STATED GOAL → Reproduce the listing word for word. Skip any image.

=== RECORDED DATA ===

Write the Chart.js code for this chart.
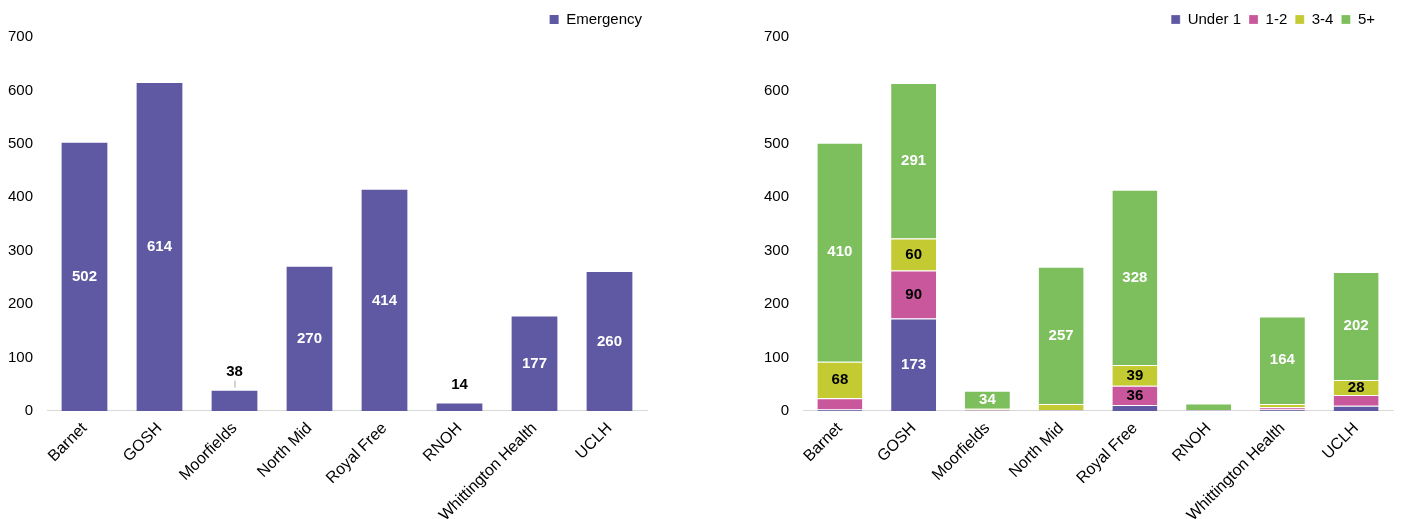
<!DOCTYPE html>
<html>
<head>
<meta charset="utf-8">
<script src="https://cdn.jsdelivr.net/npm/chart.js@4.4.0/dist/chart.umd.min.js"></script>
<style>
  html, body { margin: 0; padding: 0; background: #fff; }
  .wrap { display: flex; width: 1418px; height: 519px; }
  .box { position: relative; width: 709px; height: 519px; }
</style>
</head>
<body>
<div class="wrap">
  <div class="box"><canvas id="left"></canvas></div>
  <div class="box"><canvas id="right"></canvas></div>
</div>
<script>
// data
const hospitals = ["Barnet", "GOSH", "Moorfields", "North Mid", "Royal Free", "RNOH", "Whittington Health", "UCLH"];
const emergency = [502, 614, 38, 270, 414, 14, 177, 260];

const under1 = [3, 173, 1, 1, 11, 1, 3, 10];
const age1to2 = [21, 90, 2, 1, 36, 1, 4, 20];
const age3to4 = [68, 60, 1, 11, 39, 0, 6, 28];
const age5plus = [410, 291, 34, 257, 328, 12, 164, 202];

const purple = "#5F58A3";
const pink = "#C8579B";
const lime = "#C3CA32";
const green = "#7DBE5D";

Chart.defaults.font.family = "'Liberation Sans', Arial, sans-serif";
Chart.defaults.font.size = 15;
Chart.defaults.color = "#000";
Chart.defaults.animation = false;

// draws the value labels on the bars
const barLabels = {
  id: "barLabels",
  afterLayout(chart, args, opts) {
    // nudge the legend horizontally
    if (opts.legendShift) chart.legend.right -= opts.legendShift;
  },
  afterDatasetsDraw(chart, args, opts) {
    const ctx = chart.ctx;
    ctx.save();
    ctx.font = "bold 15px 'Liberation Sans', Arial, sans-serif";
    ctx.textAlign = "center";
    ctx.textBaseline = "middle";
    chart.data.datasets.forEach((ds, di) => {
      const meta = chart.getDatasetMeta(di);
      meta.data.forEach((bar, i) => {
        const v = ds.data[i];
        if (opts.stacked) {
          if (v < 25) return;
          ctx.fillStyle = ds.labelColor;
          ctx.fillText(v, bar.x, (bar.y + bar.base) / 2);
        } else if (v >= 100) {
          ctx.fillStyle = "#fff";
          ctx.fillText(v, bar.x, (bar.y + bar.base) / 2);
        } else {
          if (v > 20) {
            ctx.strokeStyle = "#a6a6a6";
            ctx.lineWidth = 1;
            ctx.beginPath();
            ctx.moveTo(bar.x + 0.5, bar.y - 3);
            ctx.lineTo(bar.x + 0.5, bar.y - 10);
            ctx.stroke();
          }
          ctx.fillStyle = "#000";
          ctx.fillText(v, bar.x, bar.y - 19);
        }
      });
    });
    ctx.restore();
  }
};

function baseOptions(stacked, yWidth, padRight, legendShift) {
  return {
    responsive: true,
    maintainAspectRatio: false,
    layout: { padding: { left: 0, right: padRight, top: 4, bottom: -6 } },
    plugins: {
      legend: {
        position: "top",
        align: "end",
        labels: { boxWidth: 9, boxHeight: 9, padding: 8, font: { size: 15 } }
      },
      tooltip: { enabled: false },
      barLabels: { stacked: stacked, legendShift: legendShift }
    },
    scales: {
      x: {
        stacked: stacked,
        grid: { display: false },
        border: { color: "#d9d9d9", width: 1 },
        ticks: { maxRotation: 45, minRotation: 45, padding: 0, font: { size: 16 } }
      },
      y: {
        stacked: stacked,
        min: 0,
        max: 700,
        grid: { display: false },
        border: { display: false },
        ticks: { stepSize: 100, padding: 6, font: { size: 15 } },
        afterFit(scale) { scale.width = yWidth; }
      }
    }
  };
}

new Chart(document.getElementById("left"), {
  type: "bar",
  data: {
    labels: hospitals,
    datasets: [{
      label: "Emergency",
      data: emergency,
      backgroundColor: purple,
      barPercentage: 0.61,
      categoryPercentage: 1
    }]
  },
  options: baseOptions(false, 47, 62, -3),
  plugins: [barLabels]
});

const stackDs = (label, data, color, labelColor) => ({
  label: label,
  data: data,
  backgroundColor: color,
  borderColor: "#ffffff",
  borderWidth: { top: 1 },
  labelColor: labelColor,
  barPercentage: 0.61,
  categoryPercentage: 1
});

new Chart(document.getElementById("right"), {
  type: "bar",
  data: {
    labels: hospitals,
    datasets: [
      stackDs("Under 1", under1, purple, "#fff"),
      stackDs("1-2", age1to2, pink, "#000"),
      stackDs("3-4", age3to4, lime, "#000"),
      stackDs("5+", age5plus, green, "#fff")
    ]
  },
  options: baseOptions(true, 94, 25, 10),
  plugins: [barLabels]
});
</script>
</body>
</html>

===

CORRECT RESULT →
Write the Chart.js code for this chart.
<!DOCTYPE html>
<html>
<head>
<meta charset="utf-8">
<script src="https://cdn.jsdelivr.net/npm/chart.js@4.4.0/dist/chart.umd.min.js"></script>
<style>
  html, body { margin: 0; padding: 0; background: #fff; }
  .wrap { display: flex; width: 1418px; height: 519px; }
  .box { position: relative; width: 709px; height: 519px; }
</style>
</head>
<body>
<div class="wrap">
  <div class="box"><canvas id="left"></canvas></div>
  <div class="box"><canvas id="right"></canvas></div>
</div>
<script>
// data
const hospitals = ["Barnet", "GOSH", "Moorfields", "North Mid", "Royal Free", "RNOH", "Whittington Health", "UCLH"];
const emergency = [502, 614, 38, 270, 414, 14, 177, 260];

const under1 = [3, 173, 1, 1, 11, 1, 3, 10];
const age1to2 = [21, 90, 2, 1, 36, 1, 4, 20];
const age3to4 = [68, 60, 1, 11, 39, 0, 6, 28];
const age5plus = [410, 291, 34, 257, 328, 12, 164, 202];

const purple = "#5F58A3";
const pink = "#C8579B";
const lime = "#C3CA32";
const green = "#7DBE5D";

Chart.defaults.font.family = "'Liberation Sans', Arial, sans-serif";
Chart.defaults.font.size = 15;
Chart.defaults.color = "#000";
Chart.defaults.animation = false;

// draws the value labels on the bars
const barLabels = {
  id: "barLabels",
  afterLayout(chart, args, opts) {
    // nudge the legend horizontally
    if (opts.legendShift) chart.legend.right -= opts.legendShift;
  },
  afterDatasetsDraw(chart, args, opts) {
    const ctx = chart.ctx;
    ctx.save();
    ctx.font = "bold 15px 'Liberation Sans', Arial, sans-serif";
    ctx.textAlign = "center";
    ctx.textBaseline = "middle";
    chart.data.datasets.forEach((ds, di) => {
      const meta = chart.getDatasetMeta(di);
      meta.data.forEach((bar, i) => {
        const v = ds.data[i];
        if (opts.stacked) {
          if (v < 25) return;
          ctx.fillStyle = ds.labelColor;
          ctx.fillText(v, bar.x, (bar.y + bar.base) / 2);
        } else if (v >= 100) {
          ctx.fillStyle = "#fff";
          ctx.fillText(v, bar.x, (bar.y + bar.base) / 2);
        } else {
          if (v > 20) {
            ctx.strokeStyle = "#a6a6a6";
            ctx.lineWidth = 1;
            ctx.beginPath();
            ctx.moveTo(bar.x + 0.5, bar.y - 3);
            ctx.lineTo(bar.x + 0.5, bar.y - 10);
            ctx.stroke();
          }
          ctx.fillStyle = "#000";
          ctx.fillText(v, bar.x, bar.y - 19);
        }
      });
    });
    ctx.restore();
  }
};

function baseOptions(stacked, yWidth, padRight, legendShift) {
  return {
    responsive: true,
    maintainAspectRatio: false,
    layout: { padding: { left: 0, right: padRight, top: 4, bottom: -6 } },
    plugins: {
      legend: {
        position: "top",
        align: "end",
        labels: { boxWidth: 9, boxHeight: 9, padding: 8, font: { size: 15 } }
      },
      tooltip: { enabled: false },
      barLabels: { stacked: stacked, legendShift: legendShift }
    },
    scales: {
      x: {
        stacked: stacked,
        grid: { display: false },
        border: { color: "#d9d9d9", width: 1 },
        ticks: { maxRotation: 45, minRotation: 45, padding: 0, font: { size: 16 } }
      },
      y: {
        stacked: stacked,
        min: 0,
        max: 700,
        grid: { display: false },
        border: { display: false },
        ticks: { stepSize: 100, padding: 6, font: { size: 15 } },
        afterFit(scale) { scale.width = yWidth; }
      }
    }
  };
}

new Chart(document.getElementById("left"), {
  type: "bar",
  data: {
    labels: hospitals,
    datasets: [{
      label: "Emergency",
      data: emergency,
      backgroundColor: purple,
      barPercentage: 0.61,
      categoryPercentage: 1
    }]
  },
  options: baseOptions(false, 47, 62, -3),
  plugins: [barLabels]
});

const stackDs = (label, data, color, labelColor) => ({
  label: label,
  data: data,
  backgroundColor: color,
  borderColor: "#ffffff",
  borderWidth: { top: 1 },
  labelColor: labelColor,
  barPercentage: 0.61,
  categoryPercentage: 1
});

new Chart(document.getElementById("right"), {
  type: "bar",
  data: {
    labels: hospitals,
    datasets: [
      stackDs("Under 1", under1, purple, "#fff"),
      stackDs("1-2", age1to2, pink, "#000"),
      stackDs("3-4", age3to4, lime, "#000"),
      stackDs("5+", age5plus, green, "#fff")
    ]
  },
  options: baseOptions(true, 94, 25, 10),
  plugins: [barLabels]
});
</script>
</body>
</html>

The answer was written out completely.